Aim of the exercise – From the very first line of the data to the line containing "from matplotlib.ticker import FuncFormatter", retype everything exactly, leaving the pictures behind.
═════ Data excerpts ═════
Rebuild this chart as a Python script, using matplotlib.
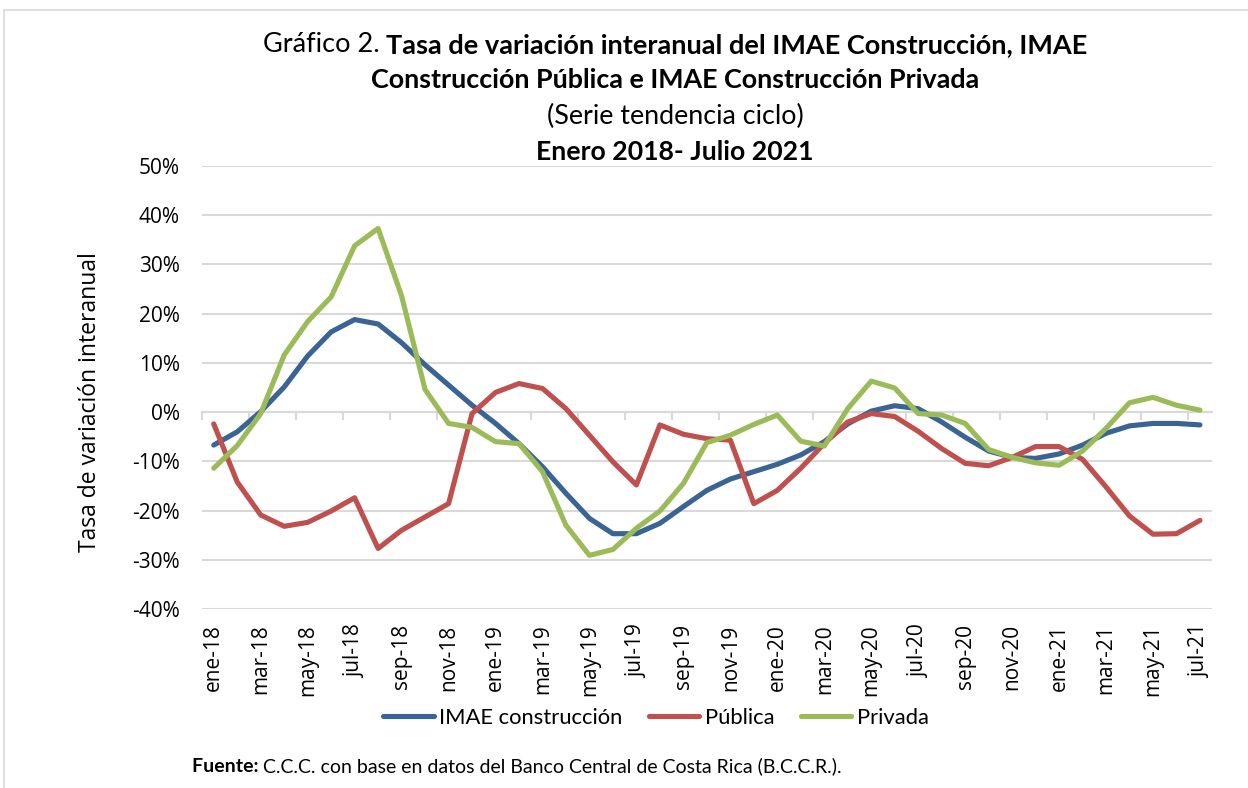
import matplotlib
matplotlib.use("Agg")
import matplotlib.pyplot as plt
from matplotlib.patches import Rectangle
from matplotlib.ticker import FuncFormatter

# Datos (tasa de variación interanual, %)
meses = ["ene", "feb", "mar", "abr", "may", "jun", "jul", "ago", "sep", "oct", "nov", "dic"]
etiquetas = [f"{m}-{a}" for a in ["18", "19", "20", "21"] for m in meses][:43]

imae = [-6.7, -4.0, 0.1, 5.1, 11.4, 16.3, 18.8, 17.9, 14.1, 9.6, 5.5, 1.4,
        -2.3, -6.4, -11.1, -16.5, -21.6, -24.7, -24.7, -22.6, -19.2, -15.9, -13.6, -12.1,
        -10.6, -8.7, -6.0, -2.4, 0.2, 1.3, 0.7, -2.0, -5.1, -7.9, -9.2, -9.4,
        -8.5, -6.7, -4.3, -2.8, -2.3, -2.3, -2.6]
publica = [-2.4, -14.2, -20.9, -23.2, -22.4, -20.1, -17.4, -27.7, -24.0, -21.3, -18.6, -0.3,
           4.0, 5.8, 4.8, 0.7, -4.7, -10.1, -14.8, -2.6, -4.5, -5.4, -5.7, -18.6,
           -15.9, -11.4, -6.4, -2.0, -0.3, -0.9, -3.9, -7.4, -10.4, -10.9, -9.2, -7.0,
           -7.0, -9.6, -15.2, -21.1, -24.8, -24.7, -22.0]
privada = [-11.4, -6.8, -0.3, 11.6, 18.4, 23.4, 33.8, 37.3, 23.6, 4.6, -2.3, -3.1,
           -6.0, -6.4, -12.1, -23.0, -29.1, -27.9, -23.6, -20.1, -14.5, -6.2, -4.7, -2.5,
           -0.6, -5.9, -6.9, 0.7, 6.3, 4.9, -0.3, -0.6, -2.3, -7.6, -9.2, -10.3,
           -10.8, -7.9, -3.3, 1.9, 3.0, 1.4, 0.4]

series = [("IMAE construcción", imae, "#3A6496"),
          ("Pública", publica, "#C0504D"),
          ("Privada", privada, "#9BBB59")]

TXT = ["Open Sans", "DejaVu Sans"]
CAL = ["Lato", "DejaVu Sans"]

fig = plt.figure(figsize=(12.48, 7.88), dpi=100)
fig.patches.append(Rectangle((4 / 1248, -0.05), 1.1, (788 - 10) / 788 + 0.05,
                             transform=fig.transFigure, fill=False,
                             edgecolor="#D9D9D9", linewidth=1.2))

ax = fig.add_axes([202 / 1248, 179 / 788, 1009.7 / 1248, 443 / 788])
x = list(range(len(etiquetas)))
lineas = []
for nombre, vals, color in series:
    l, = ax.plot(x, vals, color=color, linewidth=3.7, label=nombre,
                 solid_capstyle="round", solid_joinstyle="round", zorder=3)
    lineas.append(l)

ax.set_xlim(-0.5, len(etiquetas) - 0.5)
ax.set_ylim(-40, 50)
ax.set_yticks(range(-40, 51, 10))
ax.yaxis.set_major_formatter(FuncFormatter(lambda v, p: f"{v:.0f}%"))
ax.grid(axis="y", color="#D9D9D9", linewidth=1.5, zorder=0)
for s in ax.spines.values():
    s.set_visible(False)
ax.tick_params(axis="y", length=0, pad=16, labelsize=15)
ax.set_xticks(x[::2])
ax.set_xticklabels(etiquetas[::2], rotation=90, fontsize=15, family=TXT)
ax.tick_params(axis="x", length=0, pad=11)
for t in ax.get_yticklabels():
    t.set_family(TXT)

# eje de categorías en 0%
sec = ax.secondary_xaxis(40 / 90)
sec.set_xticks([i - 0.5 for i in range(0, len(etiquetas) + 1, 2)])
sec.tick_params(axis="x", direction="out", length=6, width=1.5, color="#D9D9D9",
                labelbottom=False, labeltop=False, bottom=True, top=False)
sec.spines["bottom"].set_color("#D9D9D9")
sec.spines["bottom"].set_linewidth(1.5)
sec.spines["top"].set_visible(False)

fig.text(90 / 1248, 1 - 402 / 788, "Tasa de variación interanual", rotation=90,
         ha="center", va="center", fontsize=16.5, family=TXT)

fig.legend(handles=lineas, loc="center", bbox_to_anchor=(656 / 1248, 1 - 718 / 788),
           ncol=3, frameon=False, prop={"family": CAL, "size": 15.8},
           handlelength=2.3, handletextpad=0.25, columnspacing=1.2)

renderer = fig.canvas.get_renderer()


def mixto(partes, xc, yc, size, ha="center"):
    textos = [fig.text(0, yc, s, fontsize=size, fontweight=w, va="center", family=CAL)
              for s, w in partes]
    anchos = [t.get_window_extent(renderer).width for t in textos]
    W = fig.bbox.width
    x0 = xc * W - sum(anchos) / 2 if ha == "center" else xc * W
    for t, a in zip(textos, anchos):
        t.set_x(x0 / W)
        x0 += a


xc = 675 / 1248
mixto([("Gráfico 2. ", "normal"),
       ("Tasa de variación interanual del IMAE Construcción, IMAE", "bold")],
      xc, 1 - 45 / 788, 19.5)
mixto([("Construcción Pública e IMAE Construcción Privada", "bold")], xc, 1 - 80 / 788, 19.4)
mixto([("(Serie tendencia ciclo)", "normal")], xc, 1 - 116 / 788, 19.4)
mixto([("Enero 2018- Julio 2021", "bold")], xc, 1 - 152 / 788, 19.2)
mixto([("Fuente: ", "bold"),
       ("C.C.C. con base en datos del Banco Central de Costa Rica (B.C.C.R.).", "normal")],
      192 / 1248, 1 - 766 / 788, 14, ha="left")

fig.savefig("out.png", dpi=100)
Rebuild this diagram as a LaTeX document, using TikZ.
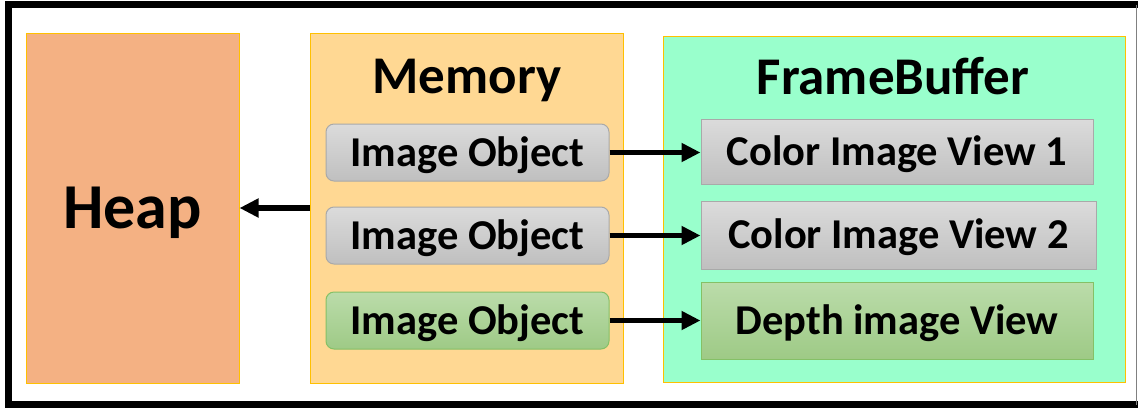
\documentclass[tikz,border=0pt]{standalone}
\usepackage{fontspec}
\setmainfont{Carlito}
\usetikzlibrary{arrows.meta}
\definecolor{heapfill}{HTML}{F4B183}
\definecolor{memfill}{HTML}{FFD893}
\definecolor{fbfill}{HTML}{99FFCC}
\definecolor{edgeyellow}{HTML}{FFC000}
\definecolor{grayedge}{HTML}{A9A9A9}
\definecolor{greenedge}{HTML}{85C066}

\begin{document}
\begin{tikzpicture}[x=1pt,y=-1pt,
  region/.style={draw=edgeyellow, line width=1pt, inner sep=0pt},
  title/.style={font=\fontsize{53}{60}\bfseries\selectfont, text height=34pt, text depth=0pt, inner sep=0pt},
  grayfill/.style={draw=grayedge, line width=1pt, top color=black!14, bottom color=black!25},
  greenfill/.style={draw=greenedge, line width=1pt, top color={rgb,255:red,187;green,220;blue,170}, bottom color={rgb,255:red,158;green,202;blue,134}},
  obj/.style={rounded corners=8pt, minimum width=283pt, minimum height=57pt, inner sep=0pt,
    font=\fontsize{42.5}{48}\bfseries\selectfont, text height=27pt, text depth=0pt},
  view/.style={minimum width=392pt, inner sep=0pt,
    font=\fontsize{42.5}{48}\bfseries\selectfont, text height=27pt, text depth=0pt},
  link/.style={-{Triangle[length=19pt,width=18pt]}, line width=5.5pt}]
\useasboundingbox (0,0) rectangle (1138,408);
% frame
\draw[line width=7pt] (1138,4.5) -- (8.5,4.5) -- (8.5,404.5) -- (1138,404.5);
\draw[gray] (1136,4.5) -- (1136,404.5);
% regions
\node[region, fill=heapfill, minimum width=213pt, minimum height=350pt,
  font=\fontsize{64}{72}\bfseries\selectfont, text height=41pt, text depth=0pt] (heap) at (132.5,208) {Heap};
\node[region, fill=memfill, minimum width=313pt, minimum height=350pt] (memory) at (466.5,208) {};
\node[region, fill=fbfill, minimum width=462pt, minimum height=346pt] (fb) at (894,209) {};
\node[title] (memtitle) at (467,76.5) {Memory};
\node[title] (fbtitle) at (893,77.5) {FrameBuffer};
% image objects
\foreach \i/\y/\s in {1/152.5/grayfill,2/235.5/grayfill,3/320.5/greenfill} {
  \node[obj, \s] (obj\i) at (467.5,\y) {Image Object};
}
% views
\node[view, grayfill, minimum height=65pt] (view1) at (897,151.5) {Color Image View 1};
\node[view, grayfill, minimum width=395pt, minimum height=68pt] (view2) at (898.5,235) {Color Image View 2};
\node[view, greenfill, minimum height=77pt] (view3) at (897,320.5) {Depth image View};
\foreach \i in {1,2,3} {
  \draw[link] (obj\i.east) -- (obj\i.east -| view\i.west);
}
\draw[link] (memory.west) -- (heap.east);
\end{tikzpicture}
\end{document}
═════
Result for this task –
Rebuild this chart as a Python script, using matplotlib.
import matplotlib
matplotlib.use("Agg")
import matplotlib.pyplot as plt
from matplotlib.patches import Rectangle
from matplotlib.ticker import FuncFormatter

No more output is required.